Hephaestus is making velocipedes and automaton helpers when Thetis applies to him, but he willingly accedes to her request on behalf of her son. The helmet and breast-plate and body gear are soon ready, but upon the shield he bestows his utmost skill, and the poets description of it is so graphic and elaborate that it will not bear condensing.

Thus armed for the deadly fight, Achilles makes for the tent of Agamemnon, calling on the Greek leaders to make ready as he passes the galleys and he and the king, mutually admitting themselves to blame, are reconciled. Odysseus urges the need of a substantial meal for the army, from which Achilles sits apart, but is sustained by Athena with ambrosia and nectar. When all is prepared for the battle he mounts his chariot, drawn by Xanthus and Balius, and bearing the ashen spear of Mount Pelion, the gift of the Centaur.

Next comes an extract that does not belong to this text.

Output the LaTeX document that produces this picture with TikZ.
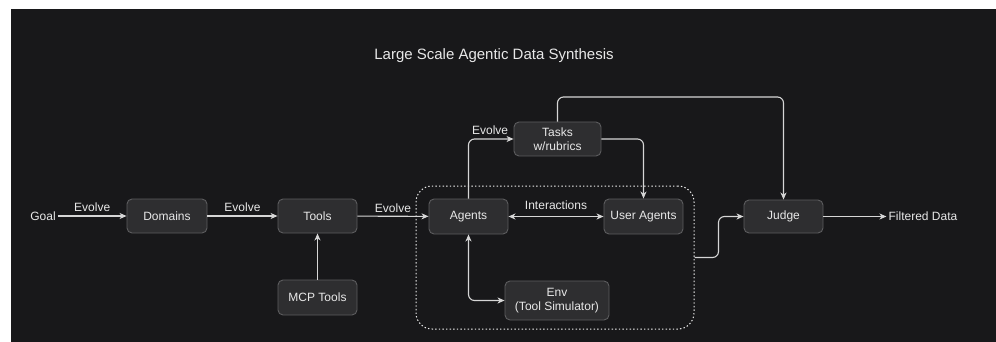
\documentclass[tikz,border=0pt]{standalone}
\usepackage{fontspec}
\setmainfont{Liberation Sans}
\usetikzlibrary{arrows.meta,calc}
\definecolor{canvas}{RGB}{24,24,26}
\definecolor{boxfill}{RGB}{46,46,48}
\definecolor{boxline}{RGB}{92,92,94}
\definecolor{ink}{RGB}{232,232,232}
\definecolor{wire}{RGB}{214,214,214}
\begin{document}
\begin{tikzpicture}[x=1pt,y=-1pt,
  every node/.style={font=\fontsize{12}{14.5}\selectfont, text=ink},
  stepbox/.style={draw=boxline, fill=boxfill, line width=0.9pt, rounded corners=5pt,
    minimum width=80pt, minimum height=34pt, align=center, inner sep=2pt},
  plain/.style={inner sep=2pt},
  lbl/.style={inner sep=3.5pt},
  wirestyle/.style={draw=wire, line width=1.1pt, rounded corners=6pt},
  arr/.style={wirestyle, -{Stealth[length=7pt,width=6pt,inset=2pt]}},
  biarr/.style={wirestyle, {Stealth[length=7pt,width=6pt,inset=2pt]}-{Stealth[length=7pt,width=6pt,inset=2pt]}},
  region/.style={draw=ink!80, line width=1pt, dash pattern=on 1.4pt off 2.2pt,
    rounded corners=16pt, minimum width=278pt, minimum height=143pt, inner sep=0pt}]

  % page frame and dark canvas
  \useasboundingbox (0,0) rectangle (996,342);
  \fill[white] (0,0) rectangle (996,342);
  \fill[canvas] (11,9) rectangle (996,342);

  % title
  \node[font=\fontsize{15}{18}\selectfont] (title) at (494,56) {Large Scale Agentic Data Synthesis};

  % dashed agent loop region
  \node[region] (loop) at (555,257.5) {};

  % nodes
  \node[plain] (goal) at (43,216) {Goal};
  \node[stepbox] (domains) at (167,216) {Domains};
  \node[stepbox, minimum width=79pt] (tools) at (317.5,216) {Tools};
  \node[stepbox, minimum width=79pt, minimum height=35pt] (mcp) at (317.5,297.5) {MCP Tools};
  \node[stepbox, minimum width=79pt, minimum height=35pt] (agents) at (468.5,216.5) {Agents};
  \node[stepbox, minimum width=79pt, minimum height=35pt] (users) at (643.5,216.5) {User Agents};
  \node[stepbox, minimum width=87pt] (tasks) at (557.5,139) {Tasks\\w/rubrics};
  \node[stepbox, minimum width=104pt, minimum height=39pt] (env) at (557,300.5) {Env\\(Tool Simulator)};
  \node[stepbox, minimum width=79pt, minimum height=33pt] (judge) at (783.5,216.5) {Judge};
  \node[plain] (filtered) at (923,216.5) {Filtered Data};

  \coordinate (toprail) at (557,97);

  % connectors
  \draw[arr] (goal) -- node[lbl, above] (ev1) {Evolve} (domains);
  \draw[arr] (domains) -- node[lbl, above] (ev2) {Evolve} (tools);
  \draw[arr] (tools) -- node[lbl, above] (ev3) {Evolve} (agents);
  \draw[arr] (mcp) -- (tools);
  \draw[biarr] (agents) -- node[lbl, above, yshift=3pt] (inter) {Interactions} (users);
  \draw[arr] (agents.north) |- node[lbl, pos=0.74, above] (ev4) {Evolve} (tasks.west);
  \draw[arr] (tasks.east) -| (users.north);
  \draw[arr] (tasks.north) -- (tasks.north |- toprail) -| (judge.north);
  \draw[biarr] (agents.south) |- (env.west);
  \draw[arr] (loop.east) -- ++(24,0) |- (judge.west);
  \draw[arr] (judge) -- (filtered);
\end{tikzpicture}
\end{document}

achilles Several of the gods and goddesses take part in this last conflict, some on the side of the Greeks, and some on the Trojan side. The principal interest, however, is centred in the heroic deeds and narrow escapes of Achilles, who dashes through the Trojan host, hewing many in pieces, driving others into the river Scamander, and forcing the remainder to take refuge within their walls, Hector alone remaining outside the Scxan gate, which is guarded by Apollo.

As Achilles draws near him, the Trojan hero’s courage wholly deserts him, and thrice he flies, with his adversary in pursuit. Then his guardian, Apollo, leaves him, and Athena comes to the aid of her favourite. Hector now turns and challenges his foe, at the same time endeavouring to make a mutual agreement that the dead body of whoever of them is slain should be returned to his family, but Achilles rejects the proposal, and makes the first thrust.

Hector rushes on him and falls mortally wounded by Achilles spear, beseeching that his father Priam may be allowed to ransom his corpse, and prophesying the death of his adversary when he obdurately refuses his prayer.
Savagely, instead, Achilles fastens the body to his chariot, and drags it towards the Greek fleet, in sight of Priam and Andromache.
On reaching the ships he flings the corpse in the dust in front of Patrocluss bier and, whilst he sleeps after his exertions, the shade of his friend appears to chide him for leaving his body so long unburied.

Next day the funeral pile is built, and the burial rites are celebrated, twelve captive Trojan youths being slaughtered by Achilles himself, and their bodies added to the flaming heap with the other libations. Then followed the funeral games, consisting of chariot races, boxing matches, wrestling, foot races, a single combat with shield and spear, archery, and hurling the spear.

But the wrath and grief of Achilles are not yet appeased, and for twelve days he drags the body of Hector each morning three times round the tomb containing the ashes of Patroclus. At last Priam is led by Hermes to his tent, and the aged monarch, in an agony of supplication, succeeds in obtaining from him the corpse, which, after it has been washed and anointed, and clothed in costly raiment by Achilles orders, he carries back to Troy. The poem then concludes with a description of Hectors funeral rites, for the due celebration of which Achilles has spontaneously offered a twelve days truce .

Eventually, the Greek hero Odysseus leads the Greeks to victory, inventing the clever trick so that the Greek soldiers secretly entering Troy inside the Trojan Horse, an operation he headed himself. Troy was looted and of the most important Trojan heroes, only Aeneas survived, who along with a group of Trojan refugees crossed the Mediterranean to Italy to establish what eventually became Rome.